Law jargon is necessarily a part of the dialogue, but you won't need to know terms like "certs" and "stare decisis" to appreciate the interaction of judge and clerk that Strand presents, and which Woronicz and Bakari so warmly embody. Strand's artistic freedom allows him to pitch the drama on more levels than mere argumentation, as lively as that is. We learn that Cat's father, so vital to her ambition and perseverance, is dying. How that plays out in the Cat/Nino relationship falls into the spoiler category, so I'll leave that alone. Suffice it to say that the dramatic ebb and flow was skillfully fleshed out in Woronicz's and Bakari's performances Thursday night.

Controversies that still roil the nation were particularly pertinent during the Supreme Court's 2011-2012 term, when "The Originalist" takes place. Same-sex marriage was a powderkeg issue, and Scalia assigns his brash intern the task of preparing what is sure to be his dissent. To complicate her task, the playwright brings in a confrontational eager beaver named Brad, who idolizes Scalia and has been molded by the Federalist Society, of which Scalia was faculty advisor during his University of Chicago days just before Ronald Reagan appointed him to the Supreme Court.

Though played with stalwart energy by Jeb Burris, his is a thankless task, as Strand seems to have loaded on him as much villainy as possible in an effort to elevate the man Brad idolizes. It works:  in contrast to his epigone, Scalia is almost saintly, or at least godlike, like Mozart's Sarastro (whom Scalia assuredly venerated) or at least like Shakespeare's Prospero (Cat's suggestion). The mutual respect and understanding that Cat and Nino achieve would be much less believable without the repulsive figure of Brad.

Reuben Lucas' stage picture is glowing and gilded, with large portraits of James Madison and Alexander Hamilton, chief authors of the Federalist Papers, written to sell the new Constitution to the American public. There's one image over each of the doors that are primarily entrances to the judge's chambers. I was struck by how the doors mask those founders' mouths, a deliberate hint that both men, as Lucas' program note has it, "are ever present in this world and, yet, are silent."

Indeed, the Federalist Papers describe and promote a system that barely resembles today's United States. They are essential to any American's knowledge of their country's basis.
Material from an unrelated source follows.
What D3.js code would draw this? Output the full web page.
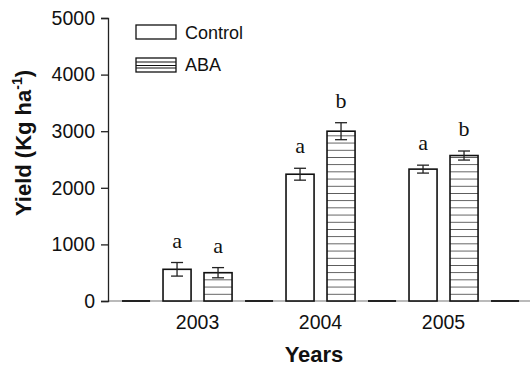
<!DOCTYPE html>
<html>
<head>
<meta charset="utf-8">
<script src="https://cdn.jsdelivr.net/npm/d3@7"></script>
<style>
  body { margin: 0; background: #fff; }
  text { font-family: "Liberation Sans", Arial, sans-serif; }
</style>
</head>
<body>
<div class="graphContainer"></div>
<script>
var width = 530;
var height = 366;

// data
var years = [2003, 2004, 2005];
var series = ["Control", "ABA"];
var controlMean = [560, 2240, 2330];
var controlErr = [120, 105, 70];
var abaMean = [500, 3000, 2570];
var abaErr = [90, 150, 80];
var controlLetters = ["a", "a", "a"];
var abaLetters = ["a", "b", "b"];
var yTicks = [0, 1000, 2000, 3000, 4000, 5000];

var svg = d3
  .select(".graphContainer")
  .append("svg")
  .attr("width", width)
  .attr("height", height);

var xScale = d3.scaleLinear().domain([2002.272, 2005.703]).range([108, 530]);
var yScale = d3.scaleLinear().domain([0, 5000]).range([301, 18]);

// each year takes three slots: control, aba, empty
var slot = 1 / 3;
var barHalf = 0.114;
var offsets = { Control: -slot / 2, ABA: slot / 2 };

// stripe pattern
var defs = svg.append("defs");
var pat = defs
  .append("pattern")
  .attr("id", "stripes")
  .attr("patternUnits", "userSpaceOnUse")
  .attr("width", 10)
  .attr("height", 7.2)
  .attr("y", yScale(0));
pat.append("rect").attr("width", 10).attr("height", 7.2).attr("fill", "#fff");
pat
  .append("line")
  .attr("x1", 0)
  .attr("x2", 10)
  .attr("y1", 0)
  .attr("y2", 0)
  .attr("stroke", "#111")
  .attr("stroke-width", 1.3);

var data = [];
years.forEach(function (yr, i) {
  data.push({ year: yr, s: "Control", v: controlMean[i], e: controlErr[i], l: controlLetters[i] });
  data.push({ year: yr, s: "ABA", v: abaMean[i], e: abaErr[i], l: abaLetters[i] });
});

// x axis line
svg
  .append("line")
  .attr("x1", xScale.range()[0])
  .attr("x2", xScale.range()[1])
  .attr("y1", yScale(0))
  .attr("y2", yScale(0))
  .attr("stroke", "#777")
  .attr("stroke-width", 1.2);

// empty slots drawn as flat black bars
var gaps = [years[0] - 0.5].concat(years.map((d) => d + 0.5));
svg
  .selectAll(".gap")
  .data(gaps)
  .enter()
  .append("line")
  .attr("class", "gap")
  .attr("x1", (d) => xScale(d - barHalf))
  .attr("x2", (d) => xScale(d + barHalf))
  .attr("y1", yScale(0))
  .attr("y2", yScale(0))
  .attr("stroke", "#111")
  .attr("stroke-width", 1.8);

// y axis
var yAxis = d3
  .axisLeft(yScale)
  .tickValues(yTicks)
  .tickFormat(d3.format("d"))
  .tickSize(7)
  .tickPadding(6);
var yAxisGroup = svg
  .append("g")
  .attr("id", "y-axis")
  .attr("transform", "translate(" + xScale.range()[0] + ",0)")
  .call(yAxis);
yAxisGroup.select(".domain").attr("stroke", "#222").attr("stroke-width", 1.3);
yAxisGroup.selectAll(".tick line").attr("stroke", "#222").attr("stroke-width", 1.3);
yAxisGroup
  .selectAll(".tick text")
  .style("font-size", "19.5px")
  .attr("fill", "#111")
  .style("font-family", "Liberation Sans, Arial, sans-serif");

// x tick labels
svg
  .selectAll(".xlab")
  .data(years)
  .enter()
  .append("text")
  .attr("class", "xlab")
  .attr("x", (d) => xScale(d))
  .attr("y", 329)
  .attr("text-anchor", "middle")
  .style("font-size", "19.5px")
  .attr("fill", "#111")
  .text((d) => d);

// bars
svg
  .selectAll(".bar")
  .data(data)
  .enter()
  .append("rect")
  .attr("class", "bar")
  .attr("x", (d) => xScale(d.year + offsets[d.s] - barHalf))
  .attr("width", (d) => xScale(d.year + barHalf) - xScale(d.year - barHalf))
  .attr("y", (d) => yScale(d.v))
  .attr("height", (d) => yScale(0) - yScale(d.v))
  .attr("fill", (d) => (d.s == "ABA" ? "url(#stripes)" : "#fff"))
  .attr("stroke", "#111")
  .attr("stroke-width", 1.6);

// error bars
var capHalf = 6;
var err = svg.selectAll(".err").data(data).enter().append("g").attr("class", "err");
err
  .append("line")
  .attr("x1", (d) => xScale(d.year + offsets[d.s]))
  .attr("x2", (d) => xScale(d.year + offsets[d.s]))
  .attr("y1", (d) => yScale(d.v - d.e))
  .attr("y2", (d) => yScale(d.v + d.e));
err
  .append("line")
  .attr("x1", (d) => xScale(d.year + offsets[d.s]) - capHalf)
  .attr("x2", (d) => xScale(d.year + offsets[d.s]) + capHalf)
  .attr("y1", (d) => yScale(d.v + d.e))
  .attr("y2", (d) => yScale(d.v + d.e));
err
  .append("line")
  .attr("x1", (d) => xScale(d.year + offsets[d.s]) - capHalf)
  .attr("x2", (d) => xScale(d.year + offsets[d.s]) + capHalf)
  .attr("y1", (d) => yScale(d.v - d.e))
  .attr("y2", (d) => yScale(d.v - d.e));
err.selectAll("line").attr("stroke", "#222").attr("stroke-width", 1.3);

// significance letters
svg
  .selectAll(".letter")
  .data(data)
  .enter()
  .append("text")
  .attr("class", "letter")
  .attr("x", (d) => xScale(d.year + offsets[d.s]))
  .attr("y", (d) => yScale(d.v + d.e) - 15)
  .attr("text-anchor", "middle")
  .style("font-family", "Liberation Serif, Times New Roman, serif")
  .style("font-size", "22px")
  .attr("fill", "#111")
  .text((d) => d.l);

// legend
var legend = svg.append("g").attr("id", "legend");
legend
  .selectAll("rect")
  .data(series)
  .enter()
  .append("rect")
  .attr("x", 136)
  .attr("y", (d, i) => 25 + i * 33)
  .attr("width", 40)
  .attr("height", 14)
  .attr("fill", "#fff")
  .attr("stroke", "#111")
  .attr("stroke-width", 1.3);
legend
  .selectAll(".stripe")
  .data([62, 65.5, 68])
  .enter()
  .append("line")
  .attr("class", "stripe")
  .attr("x1", 136)
  .attr("x2", 176)
  .attr("y1", (d) => d)
  .attr("y2", (d) => d)
  .attr("stroke", "#111")
  .attr("stroke-width", 1.1);
legend
  .selectAll("text")
  .data(series)
  .enter()
  .append("text")
  .attr("x", 185)
  .attr("y", (d, i) => 38.5 + i * 32)
  .style("font-size", "18px")
  .attr("fill", "#111")
  .text((d) => d);

// axis titles
svg
  .append("text")
  .attr("x", 314)
  .attr("y", 362)
  .attr("text-anchor", "middle")
  .style("font-size", "22px")
  .style("font-weight", "bold")
  .attr("fill", "#111")
  .text("Years");

var ylab = svg
  .append("text")
  .attr("transform", "translate(31,143) rotate(-90)")
  .attr("text-anchor", "middle")
  .style("font-size", "22px")
  .style("font-weight", "bold")
  .attr("fill", "#111");
ylab.append("tspan").text("Yield (Kg ha");
ylab.append("tspan").attr("dy", -9).style("font-size", "14px").text("-1");
ylab.append("tspan").attr("dy", 9).text(")");
</script>
</body>
</html>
They are the beginnings of the midrash to the secular Torah that is the U.S. Constitution. In Scalia's view, they were not to be superseded, however. No more midrashim!
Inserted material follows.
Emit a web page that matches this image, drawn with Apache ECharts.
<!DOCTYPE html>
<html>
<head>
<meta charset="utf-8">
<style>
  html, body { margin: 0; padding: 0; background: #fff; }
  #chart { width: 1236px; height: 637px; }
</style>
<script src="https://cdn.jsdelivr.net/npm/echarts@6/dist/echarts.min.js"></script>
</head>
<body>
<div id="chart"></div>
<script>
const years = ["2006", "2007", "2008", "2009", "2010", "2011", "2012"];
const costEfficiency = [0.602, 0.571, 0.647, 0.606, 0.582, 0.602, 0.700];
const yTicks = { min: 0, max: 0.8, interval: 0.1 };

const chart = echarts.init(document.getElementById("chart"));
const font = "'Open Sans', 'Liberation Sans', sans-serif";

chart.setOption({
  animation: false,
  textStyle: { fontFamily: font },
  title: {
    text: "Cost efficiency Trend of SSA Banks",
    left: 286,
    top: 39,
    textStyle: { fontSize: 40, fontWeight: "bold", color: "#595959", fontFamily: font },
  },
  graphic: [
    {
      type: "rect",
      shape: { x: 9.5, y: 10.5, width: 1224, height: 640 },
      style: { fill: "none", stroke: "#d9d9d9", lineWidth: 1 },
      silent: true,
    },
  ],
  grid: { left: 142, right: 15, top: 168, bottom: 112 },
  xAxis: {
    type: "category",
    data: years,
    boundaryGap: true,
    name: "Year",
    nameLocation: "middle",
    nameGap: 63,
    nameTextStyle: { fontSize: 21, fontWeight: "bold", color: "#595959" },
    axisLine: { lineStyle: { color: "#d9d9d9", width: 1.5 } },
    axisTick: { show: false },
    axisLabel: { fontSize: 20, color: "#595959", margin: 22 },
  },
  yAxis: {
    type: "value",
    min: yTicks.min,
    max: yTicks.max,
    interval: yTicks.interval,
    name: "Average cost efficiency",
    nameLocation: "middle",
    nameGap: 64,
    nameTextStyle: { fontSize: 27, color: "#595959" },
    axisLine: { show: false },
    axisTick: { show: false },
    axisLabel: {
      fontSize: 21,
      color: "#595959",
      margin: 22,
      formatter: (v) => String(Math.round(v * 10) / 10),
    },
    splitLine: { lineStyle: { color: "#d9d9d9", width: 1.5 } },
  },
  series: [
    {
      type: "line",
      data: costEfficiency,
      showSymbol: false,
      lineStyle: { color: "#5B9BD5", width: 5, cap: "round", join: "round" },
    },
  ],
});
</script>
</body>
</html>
And this is my main difficulty with "The Originalist" and the Scalia heritage. Originalism is little more than bigotry's pixie dust: If you sprinkle it over all your prejudices and received opinions, you look like the ultimate patriot. I can't see how interpreting even a founding document so generally distinguished as the Constitution should not give some relevance to changing circumstances and to "the romance, the mystery, the irony, and the ambiguity" that inevitably enter the precincts of law when justice has to be applied and executed in people's actual lives.